Many-hypercube codes, concatenated ${[[n,n-2,2]]}$ quantum error-detecting codes ($n$ is even), have recently been proposed as high-rate quantum codes suitable for fault-tolerant quantum computing. While the original many-hypercube codes with ${n=6}$ can achieve remarkably high encoding rates (about 30% and 20% at concatenation levels 3 and 4, respectively), they have large code block sizes at high levels (216 and 1296 physical qubits per block at levels 3 and 4, respectively), making not only experimental realization difficult but also logical error rates per code block high. Toward earlier experimental realization and lower logical error rates, here we comprehensively investigate smaller many-hypercube codes with $[[6,4,2]]$ and/or $[[4,2,2]]$ codes, where, e.g., $D_{6,4,4}$ denotes the many-hypercube code using $[[6,4,2]]$ at level 1 and $[[4,2,2]]$ at levels 2 and 3. As a result, we found a counterintuitive fact that $D_{6,4,4}$ ($D_{6,6,4,4}$) can achieve lower logical error rates per code block than $D_{4,4,4}$ ($D_{4,4,4,4}$), despite its higher encoding rate and larger code block size. Focusing on level 3, we also developed efficient fault-tolerant encoders realizing about 60% overhead reduction while maintaining or even improving the performance, compared to the original design. Using them, we numerically confirmed that $D_{6,4,4}$ also achieves the best performance for logical controlled-NOT gates in a circuit-level noise model. These results are important for targeting a high-rate code toward early experimental realization of efficient fault-tolerant quantum computing.

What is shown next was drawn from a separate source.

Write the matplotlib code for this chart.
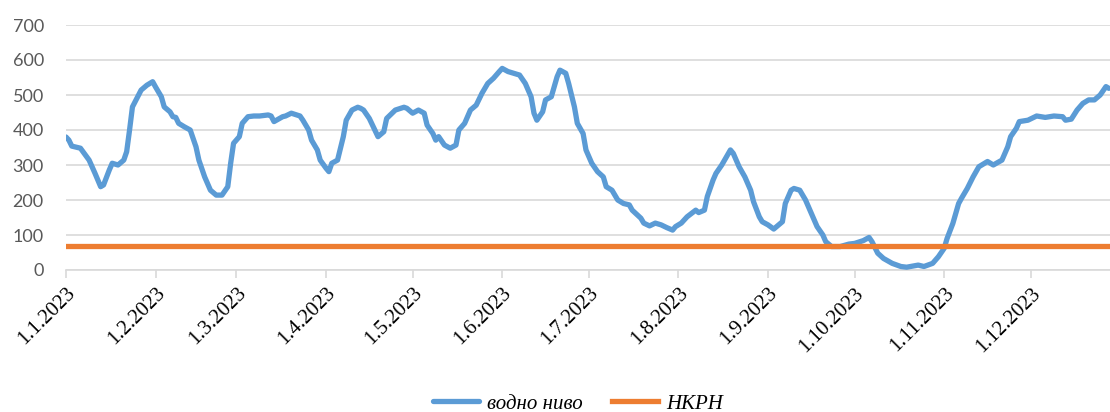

翻译：多超立方体码——一种由${[[n,n-2,2]]}$量子检错码（$n$为偶数）级联构成的编码方案——近期被提出作为适用于容错量子计算的高码率量子码。虽然原始采用${n=6}$的多超立方体码能够实现极高的编码率（在3级和4级级联时分别达到约30%和20%），但其在高层级具有较大的码块规模（在3级和4级时每个码块分别需要216和1296个物理量子比特），这不仅使得实验实现困难，也导致每个码块的逻辑错误率较高。为了推动更早的实验实现与更低的逻辑错误率，本文系统研究了采用$[[6,4,2]]$和/或$[[4,2,2]]$码构建的更小型多超立方体码，其中例如$D_{6,4,4}$表示在第1级使用$[[6,4,2]]$码、在第2和第3级使用$[[4,2,2]]$码的多超立方体码。结果我们发现了一个反直觉的事实：尽管$D_{6,4,4}$（及$D_{6,6,4,4}$）具有更高的编码率和更大的码块规模，但其每个码块的逻辑错误率可以低于$D_{4,4,4}$（及$D_{4,4,4,4}$）。针对3级级联情形，我们还开发了高效的容错编码器，相较于原始设计，在保持甚至提升性能的同时实现了约60%的开销降低。基于这些编码器，我们通过数值模拟证实，在电路级噪声模型下，$D_{6,4,4}$在逻辑受控非门操作中也实现了最佳性能。这些结果对于推动高码率编码方案走向高效容错量子计算的早期实验实现具有重要意义。